David Cameron has signalled a "debate" over the future expansion of onshore wind farms after one of his ministers infuriated Liberal Democrats by suggesting there was no need for further developments.
Conservative energy minister John Hayes earned a public rebuke from his boss, Lib Dem Energy Secretary Ed Davey, by declaring "enough is enough" and that turbine schemes should no longer be "imposed on communities".
The clash came after Mr Hayes was told by the Energy Secretary that his views were not compatible with Government policy and should be removed from a speech he was making on Tuesday night.
Instead Mr Hayes made his remarks in an interview with the Daily Mail, criticising the way wind farms had been "peppered" around the country and saying there were plenty already in the pipeline to meet the Government's 2020 green energy targets.
"Even if a minority of what's in the system is built we are going to reach our 2020 target.
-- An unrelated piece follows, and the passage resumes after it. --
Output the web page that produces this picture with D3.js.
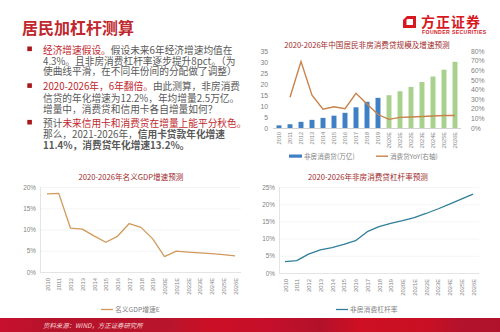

I'm saying enough is enough," he said.
The Prime Minister told MPs there had been "no change" in the Government's policy on renewable energy but indicated that "what happens" after the 2020 targets were met still needed to be thrashed out.
"Let me explain exactly - we have got a big pipeline of onshore and offshore wind projects that are coming through," Mr Cameron said at Prime Minister's Questions.
"We are committed to those, but frankly all parties are going to have to have a debate in this House and outside this House about what happens once those targets are met."
It is the second time in a fortnight that energy policy has been thrown into confusion with different ministers taking different lines.
Earlier this month, Mr Cameron caught energy ministers on the hop by announcing that gas and electricity firms would be forced in law to put customers on the cheapest tariff - a move that Mr Davey appeared to know nothing about.